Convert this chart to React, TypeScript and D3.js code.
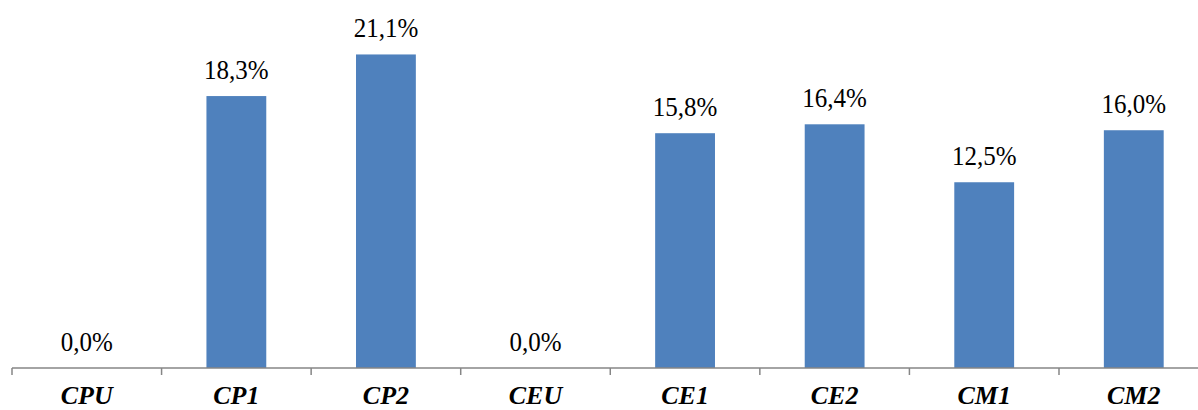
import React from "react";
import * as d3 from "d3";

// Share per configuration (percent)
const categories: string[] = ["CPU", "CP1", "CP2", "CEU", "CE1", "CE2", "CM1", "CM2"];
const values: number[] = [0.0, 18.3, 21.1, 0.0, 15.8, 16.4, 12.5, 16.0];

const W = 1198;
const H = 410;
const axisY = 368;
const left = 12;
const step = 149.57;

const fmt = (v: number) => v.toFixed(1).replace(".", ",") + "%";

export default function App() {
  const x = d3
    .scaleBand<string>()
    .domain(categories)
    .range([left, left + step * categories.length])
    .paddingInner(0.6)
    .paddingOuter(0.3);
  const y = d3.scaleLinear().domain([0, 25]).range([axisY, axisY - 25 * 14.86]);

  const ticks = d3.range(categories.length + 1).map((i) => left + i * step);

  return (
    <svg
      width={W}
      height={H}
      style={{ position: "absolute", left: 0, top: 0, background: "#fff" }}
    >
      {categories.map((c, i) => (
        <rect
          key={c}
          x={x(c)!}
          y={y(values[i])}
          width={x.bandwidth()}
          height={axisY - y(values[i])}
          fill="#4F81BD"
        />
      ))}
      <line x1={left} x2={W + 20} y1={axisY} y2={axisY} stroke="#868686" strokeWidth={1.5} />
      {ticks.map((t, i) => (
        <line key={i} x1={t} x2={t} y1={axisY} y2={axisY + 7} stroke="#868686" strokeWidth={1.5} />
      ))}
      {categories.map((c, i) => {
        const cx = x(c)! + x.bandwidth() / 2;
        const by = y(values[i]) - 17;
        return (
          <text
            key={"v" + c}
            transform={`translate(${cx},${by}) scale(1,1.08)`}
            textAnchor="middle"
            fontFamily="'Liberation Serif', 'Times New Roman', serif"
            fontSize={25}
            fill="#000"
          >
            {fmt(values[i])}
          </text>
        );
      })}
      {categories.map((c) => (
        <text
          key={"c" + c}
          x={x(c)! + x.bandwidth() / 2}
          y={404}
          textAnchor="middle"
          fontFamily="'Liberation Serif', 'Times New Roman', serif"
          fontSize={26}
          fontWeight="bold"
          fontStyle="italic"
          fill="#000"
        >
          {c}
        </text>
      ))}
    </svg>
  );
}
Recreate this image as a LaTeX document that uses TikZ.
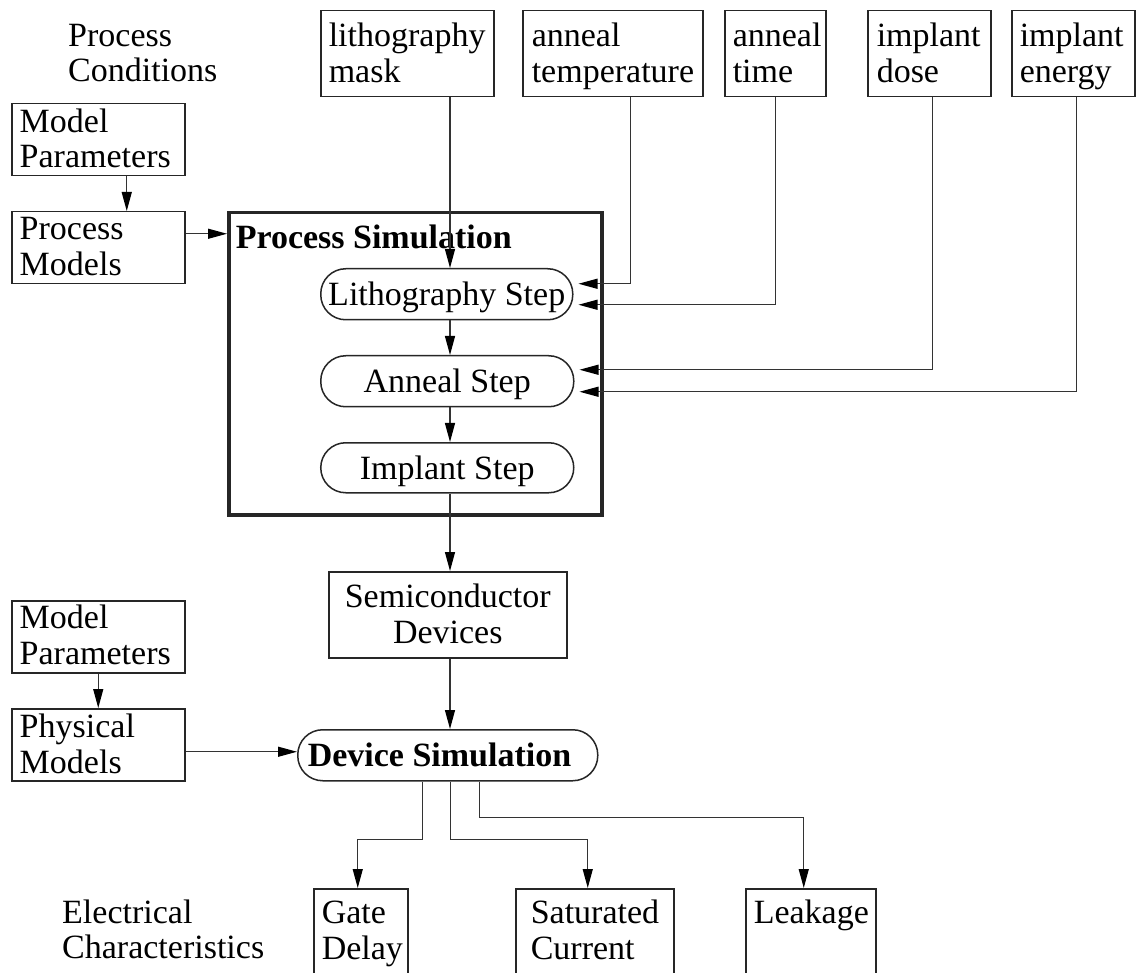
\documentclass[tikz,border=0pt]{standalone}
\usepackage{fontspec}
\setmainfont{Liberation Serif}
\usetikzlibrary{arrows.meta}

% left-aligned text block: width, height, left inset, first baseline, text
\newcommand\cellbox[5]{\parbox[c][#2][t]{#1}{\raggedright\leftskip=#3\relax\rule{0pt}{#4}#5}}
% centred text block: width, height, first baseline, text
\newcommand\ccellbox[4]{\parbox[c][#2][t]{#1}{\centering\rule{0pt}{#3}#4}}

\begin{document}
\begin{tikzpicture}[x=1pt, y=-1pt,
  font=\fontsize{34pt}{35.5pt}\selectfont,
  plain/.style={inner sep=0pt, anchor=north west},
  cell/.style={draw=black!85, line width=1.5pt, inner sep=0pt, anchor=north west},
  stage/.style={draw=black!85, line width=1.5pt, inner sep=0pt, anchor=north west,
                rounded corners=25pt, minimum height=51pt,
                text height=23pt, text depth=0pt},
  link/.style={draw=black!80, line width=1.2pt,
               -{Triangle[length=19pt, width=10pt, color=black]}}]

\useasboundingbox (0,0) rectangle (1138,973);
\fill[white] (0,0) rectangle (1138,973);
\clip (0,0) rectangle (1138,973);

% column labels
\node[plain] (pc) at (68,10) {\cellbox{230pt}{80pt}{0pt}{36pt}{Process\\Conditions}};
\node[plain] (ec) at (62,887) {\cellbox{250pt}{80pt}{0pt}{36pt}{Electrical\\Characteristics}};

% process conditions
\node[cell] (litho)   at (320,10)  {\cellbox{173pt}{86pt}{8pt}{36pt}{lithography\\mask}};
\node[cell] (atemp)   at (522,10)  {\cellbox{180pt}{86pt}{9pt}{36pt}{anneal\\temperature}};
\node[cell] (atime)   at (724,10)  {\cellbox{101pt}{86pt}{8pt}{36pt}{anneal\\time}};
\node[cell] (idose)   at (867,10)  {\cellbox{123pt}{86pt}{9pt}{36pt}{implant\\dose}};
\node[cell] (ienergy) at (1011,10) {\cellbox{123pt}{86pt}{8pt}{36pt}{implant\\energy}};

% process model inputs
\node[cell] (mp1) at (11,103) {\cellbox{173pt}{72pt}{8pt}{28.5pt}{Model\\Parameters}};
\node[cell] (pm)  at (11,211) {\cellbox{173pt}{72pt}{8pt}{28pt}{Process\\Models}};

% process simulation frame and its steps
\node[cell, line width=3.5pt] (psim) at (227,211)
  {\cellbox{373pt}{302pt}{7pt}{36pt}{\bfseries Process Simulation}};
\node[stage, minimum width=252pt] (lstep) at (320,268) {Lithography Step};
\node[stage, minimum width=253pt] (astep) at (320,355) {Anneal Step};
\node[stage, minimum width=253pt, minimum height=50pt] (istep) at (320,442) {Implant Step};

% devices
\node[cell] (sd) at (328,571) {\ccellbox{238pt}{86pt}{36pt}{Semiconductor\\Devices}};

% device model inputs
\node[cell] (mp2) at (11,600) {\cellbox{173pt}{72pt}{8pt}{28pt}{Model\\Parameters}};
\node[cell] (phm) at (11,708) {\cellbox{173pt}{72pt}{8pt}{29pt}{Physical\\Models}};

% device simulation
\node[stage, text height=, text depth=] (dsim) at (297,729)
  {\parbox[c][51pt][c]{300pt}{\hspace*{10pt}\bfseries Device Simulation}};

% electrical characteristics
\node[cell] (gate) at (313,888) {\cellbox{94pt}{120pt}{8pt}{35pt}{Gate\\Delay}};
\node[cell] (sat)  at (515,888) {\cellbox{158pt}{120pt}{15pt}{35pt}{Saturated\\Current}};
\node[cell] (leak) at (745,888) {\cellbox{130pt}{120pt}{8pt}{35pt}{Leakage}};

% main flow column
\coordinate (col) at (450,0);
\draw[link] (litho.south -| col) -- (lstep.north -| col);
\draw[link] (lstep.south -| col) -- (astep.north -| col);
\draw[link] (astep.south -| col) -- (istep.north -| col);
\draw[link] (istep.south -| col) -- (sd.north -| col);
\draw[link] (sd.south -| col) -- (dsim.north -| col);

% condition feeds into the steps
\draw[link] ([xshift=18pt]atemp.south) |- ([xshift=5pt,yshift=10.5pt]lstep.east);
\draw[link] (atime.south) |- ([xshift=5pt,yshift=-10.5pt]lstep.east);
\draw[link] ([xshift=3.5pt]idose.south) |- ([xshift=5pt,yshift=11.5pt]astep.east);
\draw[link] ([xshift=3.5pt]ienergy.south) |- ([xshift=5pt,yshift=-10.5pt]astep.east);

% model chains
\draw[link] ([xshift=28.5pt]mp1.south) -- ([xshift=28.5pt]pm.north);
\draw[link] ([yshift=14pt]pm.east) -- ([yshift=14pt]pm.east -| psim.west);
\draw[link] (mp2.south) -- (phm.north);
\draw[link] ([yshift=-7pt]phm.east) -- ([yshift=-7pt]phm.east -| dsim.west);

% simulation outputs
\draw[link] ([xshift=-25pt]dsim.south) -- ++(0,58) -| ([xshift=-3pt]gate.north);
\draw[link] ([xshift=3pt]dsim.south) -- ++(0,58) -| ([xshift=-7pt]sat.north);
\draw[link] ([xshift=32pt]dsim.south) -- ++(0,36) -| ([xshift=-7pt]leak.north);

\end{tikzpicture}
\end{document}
------------------------------
§ Written task
Locate the word "React" in the records above, and return each line that has it.

§ Task solution
Convert this chart to React, TypeScript and D3.js code.
import React from "react";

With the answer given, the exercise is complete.